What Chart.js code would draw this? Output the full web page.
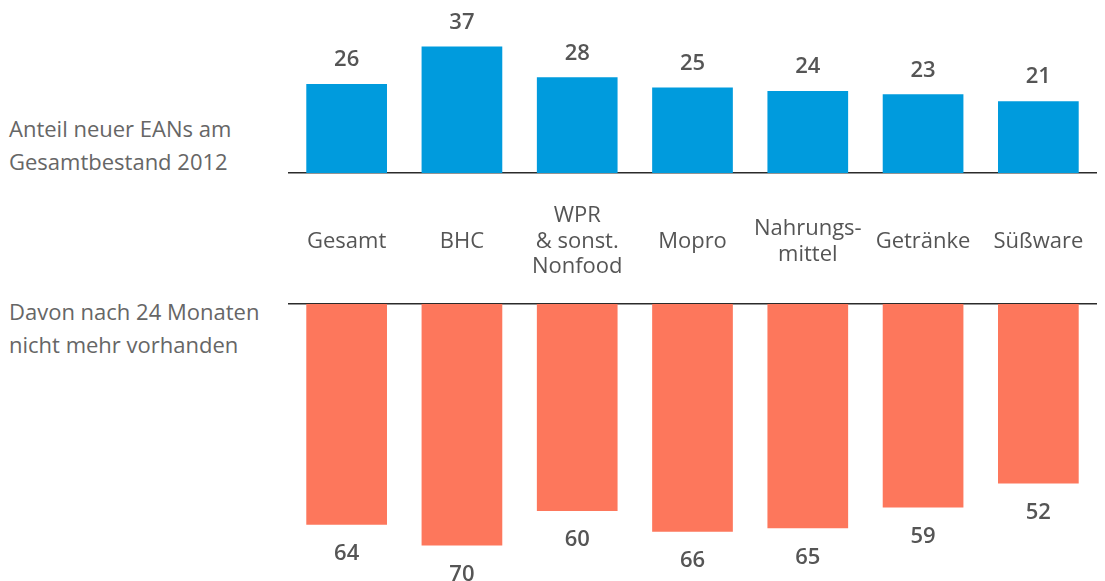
<!DOCTYPE html>
<html lang="de">
<head>
<meta charset="utf-8">
<title>Neue EANs</title>
<script src="https://cdn.jsdelivr.net/npm/chart.js@4.4.1/dist/chart.umd.min.js"></script>
<style>
  html, body { margin: 0; padding: 0; background: #fff; }
  body { width: 1105px; height: 581px; position: relative; overflow: hidden; font-family: 'Open Sans', sans-serif; }
  canvas { position: absolute; left: 0; }
  #topChart { top: 0; }
  #bottomChart { top: 290px; }
  .side { position: absolute; left: 9px; font-size: 22px; line-height: 33px; color: #666; }
</style>
</head>
<body>
<div class="side" style="top:112px">Anteil neuer EANs am<br>Gesamtbestand 2012</div>
<div class="side" style="top:295px">Davon nach 24 Monaten<br>nicht mehr vorhanden</div>
<canvas id="topChart" width="1105" height="290"></canvas>
<canvas id="bottomChart" width="1105" height="291"></canvas>
<script>
const categories = [
    'Gesamt',
    'BHC',
    ['WPR', '& sonst.', 'Nonfood'],
    'Mopro',
    ['Nahrungs-', 'mittel'],
    'Getränke',
    'Süßware'
];
const newShare = [26, 37, 28, 25, 24, 23, 21];      // Anteil neuer EANs 2012
const goneAfter24 = [64, 70, 60, 66, 65, 59, 52];   // nach 24 Monaten weg

// numbers above / below each bar
const valueLabels = {
    id: 'valueLabels',
    afterDatasetsDraw(chart, args, opts) {
        const ctx = chart.ctx;
        const meta = chart.getDatasetMeta(0);
        const values = chart.data.datasets[0].data;
        ctx.save();
        ctx.font = '600 22px "Open Sans", sans-serif';
        ctx.fillStyle = '#555';
        ctx.textAlign = 'center';
        ctx.textBaseline = 'middle';
        meta.data.forEach((bar, i) => {
            ctx.fillText(values[i], bar.x, bar.y + opts.offset);
        });
        ctx.restore();
    }
};

const barBase = {
    categoryPercentage: 1,
    barPercentage: 0.7,
    borderWidth: 0
};

new Chart(document.getElementById('topChart'), {
    type: 'bar',
    data: {
        labels: categories,
        datasets: [Object.assign({ data: newShare, backgroundColor: '#009bdd' }, barBase)]
    },
    plugins: [valueLabels],
    options: {
        responsive: false,
        animation: false,
        layout: { padding: { left: 289, right: 9, top: 2, bottom: 0 } },
        plugins: {
            legend: { display: false },
            tooltip: { enabled: false },
            valueLabels: { offset: -24 }
        },
        scales: {
            x: {
                position: 'bottom',
                // invisible tick marks push the category names down
                grid: {
                    display: true,
                    drawOnChartArea: false,
                    drawTicks: true,
                    tickLength: 30,
                    color: 'rgba(0,0,0,0)'
                },
                border: { display: true, color: '#2b2b2b', width: 1.5 },
                ticks: {
                    color: '#555',
                    font: { family: 'Open Sans', size: 22, lineHeight: 1.16 },
                    padding: 13,
                    crossAlign: 'center',
                    maxRotation: 0,
                    autoSkip: false
                },
                afterFit(scale) { scale.height = 117; }
            },
            y: { display: false, min: 0, max: 50 }
        }
    }
});

new Chart(document.getElementById('bottomChart'), {
    type: 'bar',
    data: {
        labels: categories,
        datasets: [Object.assign({ data: goneAfter24, backgroundColor: '#fd775c' }, barBase)]
    },
    plugins: [valueLabels],
    options: {
        responsive: false,
        animation: false,
        layout: { padding: { left: 289, right: 9, top: 0, bottom: 1 } },
        plugins: {
            legend: { display: false },
            tooltip: { enabled: false },
            valueLabels: { offset: 29 }
        },
        scales: {
            x: {
                position: 'top',
                grid: { display: false, drawTicks: false },
                border: { display: true, color: '#2b2b2b', width: 1.5 },
                ticks: { display: false },
                afterFit(scale) { scale.height = 14; }
            },
            y: { display: false, min: 0, max: 80, reverse: true }
        }
    }
});
</script>
</body>
</html>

◆ The request
All the material shown above is to be copied exactly, with no pictures carried over.

◆ Answer for the task
What Chart.js code would draw this? Output the full web page.
<!DOCTYPE html>
<html lang="de">
<head>
<meta charset="utf-8">
<title>Neue EANs</title>
<script src="https://cdn.jsdelivr.net/npm/chart.js@4.4.1/dist/chart.umd.min.js"></script>
<style>
  html, body { margin: 0; padding: 0; background: #fff; }
  body { width: 1105px; height: 581px; position: relative; overflow: hidden; font-family: 'Open Sans', sans-serif; }
  canvas { position: absolute; left: 0; }
  #topChart { top: 0; }
  #bottomChart { top: 290px; }
  .side { position: absolute; left: 9px; font-size: 22px; line-height: 33px; color: #666; }
</style>
</head>
<body>
<div class="side" style="top:112px">Anteil neuer EANs am<br>Gesamtbestand 2012</div>
<div class="side" style="top:295px">Davon nach 24 Monaten<br>nicht mehr vorhanden</div>
<canvas id="topChart" width="1105" height="290"></canvas>
<canvas id="bottomChart" width="1105" height="291"></canvas>
<script>
const categories = [
    'Gesamt',
    'BHC',
    ['WPR', '& sonst.', 'Nonfood'],
    'Mopro',
    ['Nahrungs-', 'mittel'],
    'Getränke',
    'Süßware'
];
const newShare = [26, 37, 28, 25, 24, 23, 21];      // Anteil neuer EANs 2012
const goneAfter24 = [64, 70, 60, 66, 65, 59, 52];   // nach 24 Monaten weg

// numbers above / below each bar
const valueLabels = {
    id: 'valueLabels',
    afterDatasetsDraw(chart, args, opts) {
        const ctx = chart.ctx;
        const meta = chart.getDatasetMeta(0);
        const values = chart.data.datasets[0].data;
        ctx.save();
        ctx.font = '600 22px "Open Sans", sans-serif';
        ctx.fillStyle = '#555';
        ctx.textAlign = 'center';
        ctx.textBaseline = 'middle';
        meta.data.forEach((bar, i) => {
            ctx.fillText(values[i], bar.x, bar.y + opts.offset);
        });
        ctx.restore();
    }
};

const barBase = {
    categoryPercentage: 1,
    barPercentage: 0.7,
    borderWidth: 0
};

new Chart(document.getElementById('topChart'), {
    type: 'bar',
    data: {
        labels: categories,
        datasets: [Object.assign({ data: newShare, backgroundColor: '#009bdd' }, barBase)]
    },
    plugins: [valueLabels],
    options: {
        responsive: false,
        animation: false,
        layout: { padding: { left: 289, right: 9, top: 2, bottom: 0 } },
        plugins: {
            legend: { display: false },
            tooltip: { enabled: false },
            valueLabels: { offset: -24 }
        },
        scales: {
            x: {
                position: 'bottom',
                // invisible tick marks push the category names down
                grid: {
                    display: true,
                    drawOnChartArea: false,
                    drawTicks: true,
                    tickLength: 30,
                    color: 'rgba(0,0,0,0)'
                },
                border: { display: true, color: '#2b2b2b', width: 1.5 },
                ticks: {
                    color: '#555',
                    font: { family: 'Open Sans', size: 22, lineHeight: 1.16 },
                    padding: 13,
                    crossAlign: 'center',
                    maxRotation: 0,
                    autoSkip: false
                },
                afterFit(scale) { scale.height = 117; }
            },
            y: { display: false, min: 0, max: 50 }
        }
    }
});

new Chart(document.getElementById('bottomChart'), {
    type: 'bar',
    data: {
        labels: categories,
        datasets: [Object.assign({ data: goneAfter24, backgroundColor: '#fd775c' }, barBase)]
    },
    plugins: [valueLabels],
    options: {
        responsive: false,
        animation: false,
        layout: { padding: { left: 289, right: 9, top: 0, bottom: 1 } },
        plugins: {
            legend: { display: false },
            tooltip: { enabled: false },
            valueLabels: { offset: 29 }
        },
        scales: {
            x: {
                position: 'top',
                grid: { display: false, drawTicks: false },
                border: { display: true, color: '#2b2b2b', width: 1.5 },
                ticks: { display: false },
                afterFit(scale) { scale.height = 14; }
            },
            y: { display: false, min: 0, max: 80, reverse: true }
        }
    }
});
</script>
</body>
</html>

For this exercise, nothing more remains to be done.